• _EXERCISE_: Restate the data word for word and leave the images out.

• _SOURCE MATERIAL_:
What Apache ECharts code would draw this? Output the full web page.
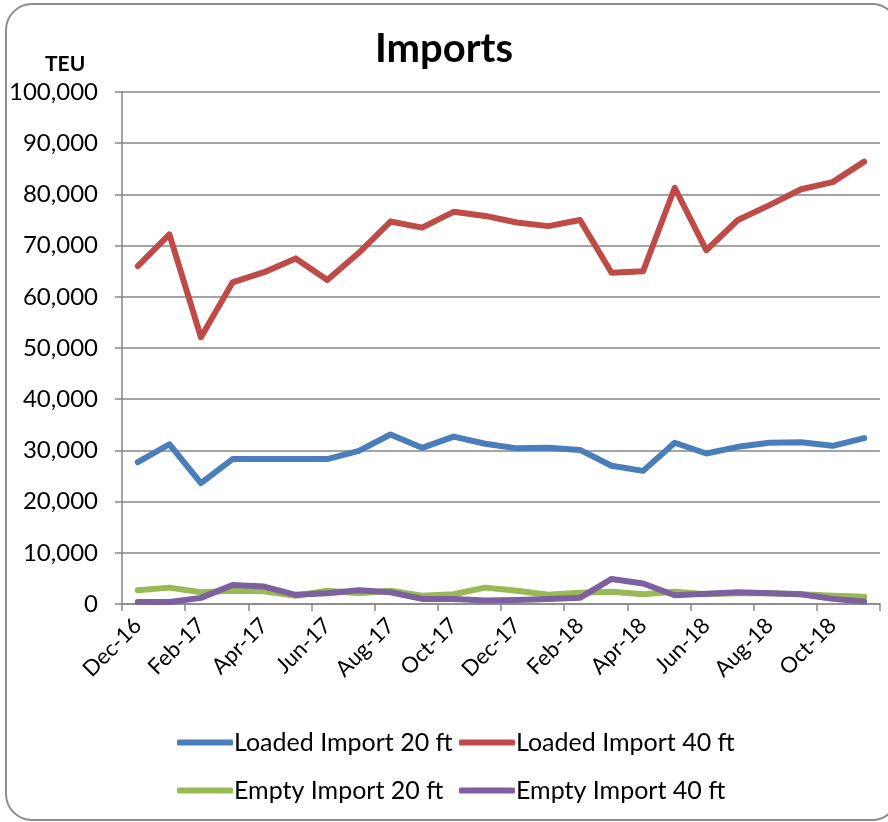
<!DOCTYPE html>
<html>
<head>
<meta charset="utf-8">
<script src="https://cdn.jsdelivr.net/npm/echarts@6/dist/echarts.min.js"></script>
<style>
  html, body { margin: 0; padding: 0; background: #fff; }
  #chart { width: 888px; height: 822px; }
</style>
</head>
<body>
<div id="chart"></div>
<script>
// months, Dec-16 .. Nov-18
var months = ['Dec-16', 'Jan-17', 'Feb-17', 'Mar-17', 'Apr-17', 'May-17', 'Jun-17', 'Jul-17',
  'Aug-17', 'Sep-17', 'Oct-17', 'Nov-17', 'Dec-17', 'Jan-18', 'Feb-18', 'Mar-18',
  'Apr-18', 'May-18', 'Jun-18', 'Jul-18', 'Aug-18', 'Sep-18', 'Oct-18', 'Nov-18'];

var loaded20 = [27700, 31200, 23600, 28300, 28300, 28300, 28300, 29900, 33100, 30500, 32700, 31300,
  30400, 30500, 30100, 27000, 26000, 31500, 29400, 30700, 31500, 31600, 30900, 32400];
var loaded40 = [66000, 72200, 52100, 62800, 64800, 67500, 63300, 68600, 74700, 73500, 76600, 75800,
  74500, 73800, 75000, 64700, 65000, 81300, 69100, 75000, 77900, 81000, 82400, 86400];
var empty20 = [2700, 3200, 2300, 2600, 2500, 1600, 2600, 2100, 2600, 1600, 1900, 3200,
  2600, 1800, 2200, 2400, 1900, 2400, 1900, 2100, 2100, 1900, 1600, 1400];
var empty40 = [400, 400, 1200, 3700, 3400, 1800, 2100, 2700, 2300, 1000, 1000, 700,
  800, 1000, 1200, 4900, 4000, 1700, 2000, 2300, 2100, 1900, 1000, 500];

var seriesNames = ['Loaded Import 20 ft', 'Loaded Import 40 ft', 'Empty Import 20 ft', 'Empty Import 40 ft'];
var colors = ['#4A7EBB', '#BE4B48', '#98B954', '#7D60A0'];

var font = 'Lato';
var chart = echarts.init(document.getElementById('chart'));

function mkSeries(name, data, color) {
  return {
    name: name,
    type: 'line',
    data: data,
    symbol: 'none',
    lineStyle: { width: 6, color: color, cap: 'round', join: 'round' },
    itemStyle: { color: color }
  };
}

// one legend per entry so the two columns line up like the original
function mkLegend(name, left, top) {
  return {
    data: [name],
    left: left,
    top: top,
    itemWidth: 56,
    itemHeight: 6,
    icon: 'roundRect',
    textStyle: { fontFamily: font, fontSize: 25, color: '#000', padding: [0, 0, 0, -4] }
  };
}

var option = {
  backgroundColor: '#fff',
  animation: false,
  color: colors,
  title: [
    { text: 'Imports', left: 'center', top: 24,
      textStyle: { fontFamily: font, fontSize: 40, fontWeight: 'bold', color: '#000' } },
    { text: 'TEU', left: 40, top: 49,
      textStyle: { fontFamily: font, fontSize: 21, fontWeight: 'bold', color: '#000' } }
  ],
  graphic: [{
    type: 'rect',
    shape: { x: 6, y: 4, width: 892, height: 816, r: 26 },
    style: { fill: 'none', stroke: '#8c8c8c', lineWidth: 2 },
    silent: true
  }],
  legend: [
    mkLegend(seriesNames[0], 172, 725),
    mkLegend(seriesNames[1], 454, 725),
    mkLegend(seriesNames[2], 172, 773),
    mkLegend(seriesNames[3], 454, 773)
  ],
  grid: { left: 122, right: 8, top: 92, bottom: 218 },
  xAxis: {
    type: 'category',
    data: months,
    boundaryGap: true,
    axisLine: { lineStyle: { color: '#868686', width: 1.5 } },
    axisTick: { show: true, interval: 1, length: 7, lineStyle: { color: '#868686', width: 1.5 } },
    axisLabel: { interval: 1, rotate: 45, margin: 18, fontFamily: font, fontSize: 22, color: '#000' }
  },
  yAxis: {
    type: 'value',
    min: 0,
    max: 100000,
    interval: 10000,
    axisLine: { show: true, lineStyle: { color: '#868686', width: 1.5 } },
    axisTick: { show: true, inside: false, length: 7, lineStyle: { color: '#868686', width: 1.5 } },
    splitLine: { lineStyle: { color: '#868686', width: 1.5 } },
    axisLabel: {
      margin: 24, fontFamily: font, fontSize: 24, color: '#000',
      formatter: function (v) { return v.toLocaleString('en-US'); }
    }
  },
  series: [
    mkSeries(seriesNames[0], loaded20, colors[0]),
    mkSeries(seriesNames[1], loaded40, colors[1]),
    mkSeries(seriesNames[2], empty20, colors[2]),
    mkSeries(seriesNames[3], empty40, colors[3])
  ]
};

chart.setOption(option);
</script>
</body>
</html>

• _FINISHED ANSWER_:
What Apache ECharts code would draw this? Output the full web page.
<!DOCTYPE html>
<html>
<head>
<meta charset="utf-8">
<script src="https://cdn.jsdelivr.net/npm/echarts@6/dist/echarts.min.js"></script>
<style>
  html, body { margin: 0; padding: 0; background: #fff; }
  #chart { width: 888px; height: 822px; }
</style>
</head>
<body>
<div id="chart"></div>
<script>
// months, Dec-16 .. Nov-18
var months = ['Dec-16', 'Jan-17', 'Feb-17', 'Mar-17', 'Apr-17', 'May-17', 'Jun-17', 'Jul-17',
  'Aug-17', 'Sep-17', 'Oct-17', 'Nov-17', 'Dec-17', 'Jan-18', 'Feb-18', 'Mar-18',
  'Apr-18', 'May-18', 'Jun-18', 'Jul-18', 'Aug-18', 'Sep-18', 'Oct-18', 'Nov-18'];

var loaded20 = [27700, 31200, 23600, 28300, 28300, 28300, 28300, 29900, 33100, 30500, 32700, 31300,
  30400, 30500, 30100, 27000, 26000, 31500, 29400, 30700, 31500, 31600, 30900, 32400];
var loaded40 = [66000, 72200, 52100, 62800, 64800, 67500, 63300, 68600, 74700, 73500, 76600, 75800,
  74500, 73800, 75000, 64700, 65000, 81300, 69100, 75000, 77900, 81000, 82400, 86400];
var empty20 = [2700, 3200, 2300, 2600, 2500, 1600, 2600, 2100, 2600, 1600, 1900, 3200,
  2600, 1800, 2200, 2400, 1900, 2400, 1900, 2100, 2100, 1900, 1600, 1400];
var empty40 = [400, 400, 1200, 3700, 3400, 1800, 2100, 2700, 2300, 1000, 1000, 700,
  800, 1000, 1200, 4900, 4000, 1700, 2000, 2300, 2100, 1900, 1000, 500];

var seriesNames = ['Loaded Import 20 ft', 'Loaded Import 40 ft', 'Empty Import 20 ft', 'Empty Import 40 ft'];
var colors = ['#4A7EBB', '#BE4B48', '#98B954', '#7D60A0'];

var font = 'Lato';
var chart = echarts.init(document.getElementById('chart'));

function mkSeries(name, data, color) {
  return {
    name: name,
    type: 'line',
    data: data,
    symbol: 'none',
    lineStyle: { width: 6, color: color, cap: 'round', join: 'round' },
    itemStyle: { color: color }
  };
}

// one legend per entry so the two columns line up like the original
function mkLegend(name, left, top) {
  return {
    data: [name],
    left: left,
    top: top,
    itemWidth: 56,
    itemHeight: 6,
    icon: 'roundRect',
    textStyle: { fontFamily: font, fontSize: 25, color: '#000', padding: [0, 0, 0, -4] }
  };
}

var option = {
  backgroundColor: '#fff',
  animation: false,
  color: colors,
  title: [
    { text: 'Imports', left: 'center', top: 24,
      textStyle: { fontFamily: font, fontSize: 40, fontWeight: 'bold', color: '#000' } },
    { text: 'TEU', left: 40, top: 49,
      textStyle: { fontFamily: font, fontSize: 21, fontWeight: 'bold', color: '#000' } }
  ],
  graphic: [{
    type: 'rect',
    shape: { x: 6, y: 4, width: 892, height: 816, r: 26 },
    style: { fill: 'none', stroke: '#8c8c8c', lineWidth: 2 },
    silent: true
  }],
  legend: [
    mkLegend(seriesNames[0], 172, 725),
    mkLegend(seriesNames[1], 454, 725),
    mkLegend(seriesNames[2], 172, 773),
    mkLegend(seriesNames[3], 454, 773)
  ],
  grid: { left: 122, right: 8, top: 92, bottom: 218 },
  xAxis: {
    type: 'category',
    data: months,
    boundaryGap: true,
    axisLine: { lineStyle: { color: '#868686', width: 1.5 } },
    axisTick: { show: true, interval: 1, length: 7, lineStyle: { color: '#868686', width: 1.5 } },
    axisLabel: { interval: 1, rotate: 45, margin: 18, fontFamily: font, fontSize: 22, color: '#000' }
  },
  yAxis: {
    type: 'value',
    min: 0,
    max: 100000,
    interval: 10000,
    axisLine: { show: true, lineStyle: { color: '#868686', width: 1.5 } },
    axisTick: { show: true, inside: false, length: 7, lineStyle: { color: '#868686', width: 1.5 } },
    splitLine: { lineStyle: { color: '#868686', width: 1.5 } },
    axisLabel: {
      margin: 24, fontFamily: font, fontSize: 24, color: '#000',
      formatter: function (v) { return v.toLocaleString('en-US'); }
    }
  },
  series: [
    mkSeries(seriesNames[0], loaded20, colors[0]),
    mkSeries(seriesNames[1], loaded40, colors[1]),
    mkSeries(seriesNames[2], empty20, colors[2]),
    mkSeries(seriesNames[3], empty40, colors[3])
  ]
};

chart.setOption(option);
</script>
</body>
</html>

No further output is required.